Problem to solve
Report, as a bare number, how many lines of the material below contain the word "page".

Data excerpt
↓

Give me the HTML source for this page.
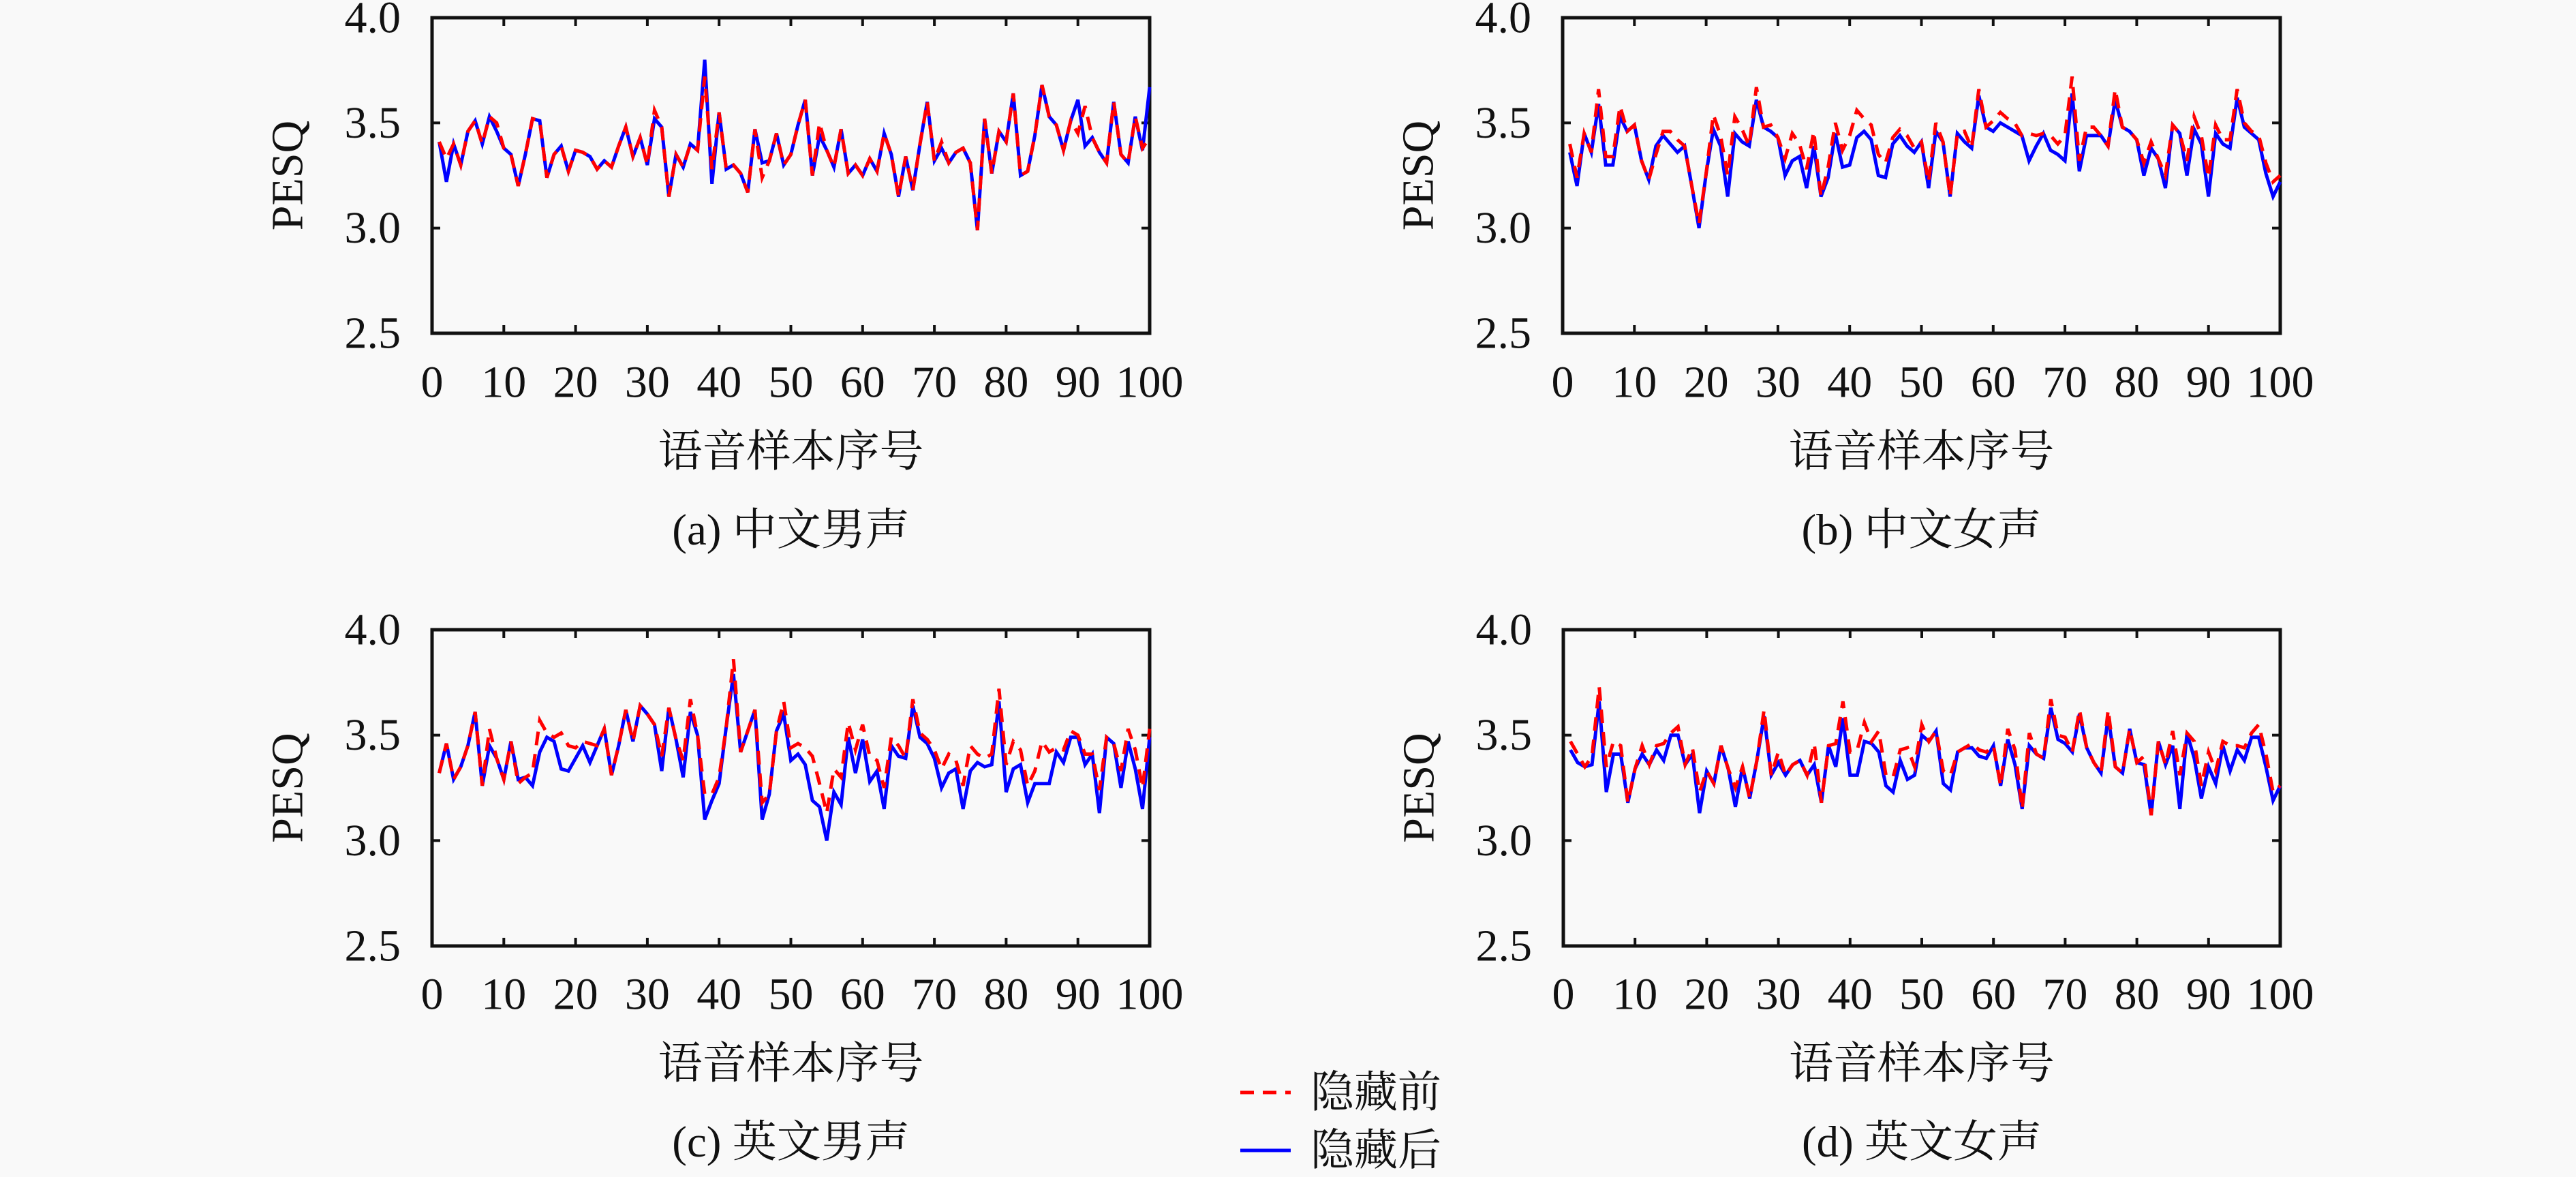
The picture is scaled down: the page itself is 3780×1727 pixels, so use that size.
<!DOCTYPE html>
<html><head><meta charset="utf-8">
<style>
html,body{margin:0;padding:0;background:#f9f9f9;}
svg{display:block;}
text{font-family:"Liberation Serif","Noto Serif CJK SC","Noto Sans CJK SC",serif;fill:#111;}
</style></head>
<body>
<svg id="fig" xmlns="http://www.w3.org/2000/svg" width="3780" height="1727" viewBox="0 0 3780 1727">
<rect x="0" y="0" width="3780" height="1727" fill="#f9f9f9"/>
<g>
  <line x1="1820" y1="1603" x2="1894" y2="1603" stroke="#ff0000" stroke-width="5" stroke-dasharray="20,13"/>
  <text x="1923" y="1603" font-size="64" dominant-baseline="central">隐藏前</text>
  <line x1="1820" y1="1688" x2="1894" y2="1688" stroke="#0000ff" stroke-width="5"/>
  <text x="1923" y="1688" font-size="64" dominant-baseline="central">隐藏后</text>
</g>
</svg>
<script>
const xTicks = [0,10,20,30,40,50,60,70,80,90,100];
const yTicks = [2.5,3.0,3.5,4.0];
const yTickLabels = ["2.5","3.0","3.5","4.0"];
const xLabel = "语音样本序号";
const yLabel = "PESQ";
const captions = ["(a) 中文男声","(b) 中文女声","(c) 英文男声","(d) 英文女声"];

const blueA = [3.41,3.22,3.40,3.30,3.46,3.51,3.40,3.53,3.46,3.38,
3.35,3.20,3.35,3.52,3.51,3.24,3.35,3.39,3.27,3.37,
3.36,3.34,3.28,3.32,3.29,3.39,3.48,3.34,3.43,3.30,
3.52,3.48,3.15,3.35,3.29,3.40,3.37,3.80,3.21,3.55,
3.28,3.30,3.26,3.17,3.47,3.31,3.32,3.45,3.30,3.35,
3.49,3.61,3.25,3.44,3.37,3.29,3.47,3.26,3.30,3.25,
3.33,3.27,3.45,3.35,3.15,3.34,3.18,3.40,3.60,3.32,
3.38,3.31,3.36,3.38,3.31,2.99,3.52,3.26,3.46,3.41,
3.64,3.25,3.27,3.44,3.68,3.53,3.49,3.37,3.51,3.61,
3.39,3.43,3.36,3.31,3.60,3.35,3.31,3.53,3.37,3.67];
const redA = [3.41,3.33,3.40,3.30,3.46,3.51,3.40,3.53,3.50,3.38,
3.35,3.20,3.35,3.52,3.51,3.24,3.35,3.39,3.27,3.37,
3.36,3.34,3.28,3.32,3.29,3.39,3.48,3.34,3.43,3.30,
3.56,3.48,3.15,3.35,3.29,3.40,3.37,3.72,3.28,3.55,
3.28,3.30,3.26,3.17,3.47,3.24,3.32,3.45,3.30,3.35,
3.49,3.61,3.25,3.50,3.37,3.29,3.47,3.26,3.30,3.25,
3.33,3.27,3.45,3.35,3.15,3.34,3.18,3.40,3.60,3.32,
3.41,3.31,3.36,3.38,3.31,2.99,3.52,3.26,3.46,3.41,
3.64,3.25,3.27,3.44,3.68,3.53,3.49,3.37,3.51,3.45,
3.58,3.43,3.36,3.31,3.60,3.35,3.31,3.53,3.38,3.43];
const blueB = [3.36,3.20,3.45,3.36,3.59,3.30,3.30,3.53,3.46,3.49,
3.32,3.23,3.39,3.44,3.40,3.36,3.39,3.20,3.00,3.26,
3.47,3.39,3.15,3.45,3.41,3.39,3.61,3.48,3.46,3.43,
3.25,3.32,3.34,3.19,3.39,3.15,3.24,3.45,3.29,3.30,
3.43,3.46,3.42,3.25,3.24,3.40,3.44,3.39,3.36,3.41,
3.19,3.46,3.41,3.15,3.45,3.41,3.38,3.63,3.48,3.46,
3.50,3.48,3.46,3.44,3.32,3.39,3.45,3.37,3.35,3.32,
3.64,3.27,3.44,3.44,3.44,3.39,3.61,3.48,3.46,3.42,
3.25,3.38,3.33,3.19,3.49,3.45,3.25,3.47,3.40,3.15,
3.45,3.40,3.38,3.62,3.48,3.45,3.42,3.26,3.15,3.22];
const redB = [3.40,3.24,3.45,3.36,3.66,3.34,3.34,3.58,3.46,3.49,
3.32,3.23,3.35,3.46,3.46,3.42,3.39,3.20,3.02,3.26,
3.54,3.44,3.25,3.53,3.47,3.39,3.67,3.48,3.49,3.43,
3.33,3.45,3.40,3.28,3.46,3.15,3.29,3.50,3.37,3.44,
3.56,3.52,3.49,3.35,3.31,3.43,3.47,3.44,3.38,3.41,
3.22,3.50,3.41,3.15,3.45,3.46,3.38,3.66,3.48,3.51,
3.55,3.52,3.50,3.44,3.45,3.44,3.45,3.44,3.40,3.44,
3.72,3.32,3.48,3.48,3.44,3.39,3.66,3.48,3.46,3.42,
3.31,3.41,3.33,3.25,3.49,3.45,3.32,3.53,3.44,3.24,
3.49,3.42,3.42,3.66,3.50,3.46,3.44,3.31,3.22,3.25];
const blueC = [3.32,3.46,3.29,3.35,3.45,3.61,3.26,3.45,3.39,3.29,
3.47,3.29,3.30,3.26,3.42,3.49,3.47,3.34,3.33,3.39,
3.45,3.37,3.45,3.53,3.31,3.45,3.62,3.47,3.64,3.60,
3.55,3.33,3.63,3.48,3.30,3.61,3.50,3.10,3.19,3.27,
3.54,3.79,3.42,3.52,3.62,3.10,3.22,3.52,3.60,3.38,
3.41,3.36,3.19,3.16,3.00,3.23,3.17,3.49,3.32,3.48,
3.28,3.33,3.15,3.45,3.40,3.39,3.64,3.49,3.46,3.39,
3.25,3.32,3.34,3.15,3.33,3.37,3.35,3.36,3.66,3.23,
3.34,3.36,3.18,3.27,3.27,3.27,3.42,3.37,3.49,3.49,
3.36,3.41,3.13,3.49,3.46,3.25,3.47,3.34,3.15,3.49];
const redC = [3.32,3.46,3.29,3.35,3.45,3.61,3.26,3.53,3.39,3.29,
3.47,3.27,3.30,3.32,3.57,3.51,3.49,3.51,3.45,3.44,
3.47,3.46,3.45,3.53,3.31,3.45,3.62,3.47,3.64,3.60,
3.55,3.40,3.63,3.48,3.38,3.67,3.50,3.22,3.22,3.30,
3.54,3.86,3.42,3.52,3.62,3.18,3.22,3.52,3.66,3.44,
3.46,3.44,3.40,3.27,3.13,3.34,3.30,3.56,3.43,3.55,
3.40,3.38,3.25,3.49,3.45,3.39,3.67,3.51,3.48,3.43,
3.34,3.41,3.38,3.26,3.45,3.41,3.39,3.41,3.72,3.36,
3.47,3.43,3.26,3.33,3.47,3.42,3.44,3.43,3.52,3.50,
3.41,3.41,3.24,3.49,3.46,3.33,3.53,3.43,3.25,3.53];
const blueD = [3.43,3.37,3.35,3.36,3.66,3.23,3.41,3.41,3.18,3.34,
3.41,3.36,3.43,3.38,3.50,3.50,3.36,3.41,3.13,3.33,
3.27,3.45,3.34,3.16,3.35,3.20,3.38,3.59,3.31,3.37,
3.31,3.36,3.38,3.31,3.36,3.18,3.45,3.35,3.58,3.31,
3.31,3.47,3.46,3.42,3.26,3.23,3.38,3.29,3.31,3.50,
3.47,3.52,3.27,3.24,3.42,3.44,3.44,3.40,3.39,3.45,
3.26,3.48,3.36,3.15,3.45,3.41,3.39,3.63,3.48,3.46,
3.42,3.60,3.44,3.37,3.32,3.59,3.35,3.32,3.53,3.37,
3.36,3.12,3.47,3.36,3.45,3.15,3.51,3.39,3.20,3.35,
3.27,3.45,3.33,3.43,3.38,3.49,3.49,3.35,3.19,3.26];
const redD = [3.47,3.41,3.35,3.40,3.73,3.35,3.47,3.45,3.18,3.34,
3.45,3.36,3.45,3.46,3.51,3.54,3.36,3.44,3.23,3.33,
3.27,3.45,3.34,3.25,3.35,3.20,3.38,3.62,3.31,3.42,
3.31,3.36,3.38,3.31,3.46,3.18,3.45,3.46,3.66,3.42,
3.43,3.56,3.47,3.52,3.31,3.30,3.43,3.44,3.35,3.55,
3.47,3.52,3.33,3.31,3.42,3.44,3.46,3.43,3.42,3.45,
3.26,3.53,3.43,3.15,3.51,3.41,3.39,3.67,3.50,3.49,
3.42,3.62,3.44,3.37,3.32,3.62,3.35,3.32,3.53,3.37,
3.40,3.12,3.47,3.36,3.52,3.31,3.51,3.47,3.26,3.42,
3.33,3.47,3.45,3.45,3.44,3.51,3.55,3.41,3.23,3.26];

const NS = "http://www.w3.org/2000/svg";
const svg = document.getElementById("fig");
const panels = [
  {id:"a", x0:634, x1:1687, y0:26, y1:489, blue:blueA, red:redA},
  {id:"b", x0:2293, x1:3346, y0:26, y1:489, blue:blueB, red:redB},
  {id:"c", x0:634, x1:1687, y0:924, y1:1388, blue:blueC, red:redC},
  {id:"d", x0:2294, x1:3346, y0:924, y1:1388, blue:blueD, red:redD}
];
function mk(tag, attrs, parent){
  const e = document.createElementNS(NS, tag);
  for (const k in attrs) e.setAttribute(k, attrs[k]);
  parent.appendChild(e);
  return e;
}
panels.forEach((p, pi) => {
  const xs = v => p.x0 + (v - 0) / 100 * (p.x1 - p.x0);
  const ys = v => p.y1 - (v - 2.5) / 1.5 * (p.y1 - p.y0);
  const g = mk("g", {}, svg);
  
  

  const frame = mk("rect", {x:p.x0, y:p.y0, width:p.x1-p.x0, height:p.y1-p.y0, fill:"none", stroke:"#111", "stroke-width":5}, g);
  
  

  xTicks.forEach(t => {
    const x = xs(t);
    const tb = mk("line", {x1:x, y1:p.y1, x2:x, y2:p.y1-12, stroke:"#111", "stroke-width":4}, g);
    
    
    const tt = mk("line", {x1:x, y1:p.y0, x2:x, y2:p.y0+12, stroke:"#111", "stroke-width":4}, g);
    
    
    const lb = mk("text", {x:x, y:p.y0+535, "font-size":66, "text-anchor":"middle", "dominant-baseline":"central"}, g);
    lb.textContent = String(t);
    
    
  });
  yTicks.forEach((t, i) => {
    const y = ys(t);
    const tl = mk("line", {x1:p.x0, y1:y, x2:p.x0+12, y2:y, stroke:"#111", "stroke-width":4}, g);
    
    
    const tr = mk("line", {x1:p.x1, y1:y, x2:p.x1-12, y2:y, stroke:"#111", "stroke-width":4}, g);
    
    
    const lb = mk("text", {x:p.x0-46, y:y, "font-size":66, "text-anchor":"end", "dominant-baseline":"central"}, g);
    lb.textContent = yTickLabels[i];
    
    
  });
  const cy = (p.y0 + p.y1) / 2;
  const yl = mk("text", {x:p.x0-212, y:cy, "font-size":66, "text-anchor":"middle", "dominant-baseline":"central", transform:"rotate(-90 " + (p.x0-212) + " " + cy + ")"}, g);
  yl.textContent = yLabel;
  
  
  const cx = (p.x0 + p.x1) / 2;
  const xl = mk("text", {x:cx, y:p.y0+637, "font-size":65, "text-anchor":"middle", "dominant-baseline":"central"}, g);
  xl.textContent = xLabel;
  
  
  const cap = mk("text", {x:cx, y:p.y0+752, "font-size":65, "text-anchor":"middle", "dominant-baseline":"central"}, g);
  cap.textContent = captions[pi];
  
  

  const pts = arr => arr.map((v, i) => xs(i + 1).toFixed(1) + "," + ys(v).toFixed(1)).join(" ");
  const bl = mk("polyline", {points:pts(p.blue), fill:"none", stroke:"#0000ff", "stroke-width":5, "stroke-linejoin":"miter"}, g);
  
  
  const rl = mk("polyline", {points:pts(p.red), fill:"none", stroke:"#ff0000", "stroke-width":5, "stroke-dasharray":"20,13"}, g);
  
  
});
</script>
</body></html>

↑

Output below
2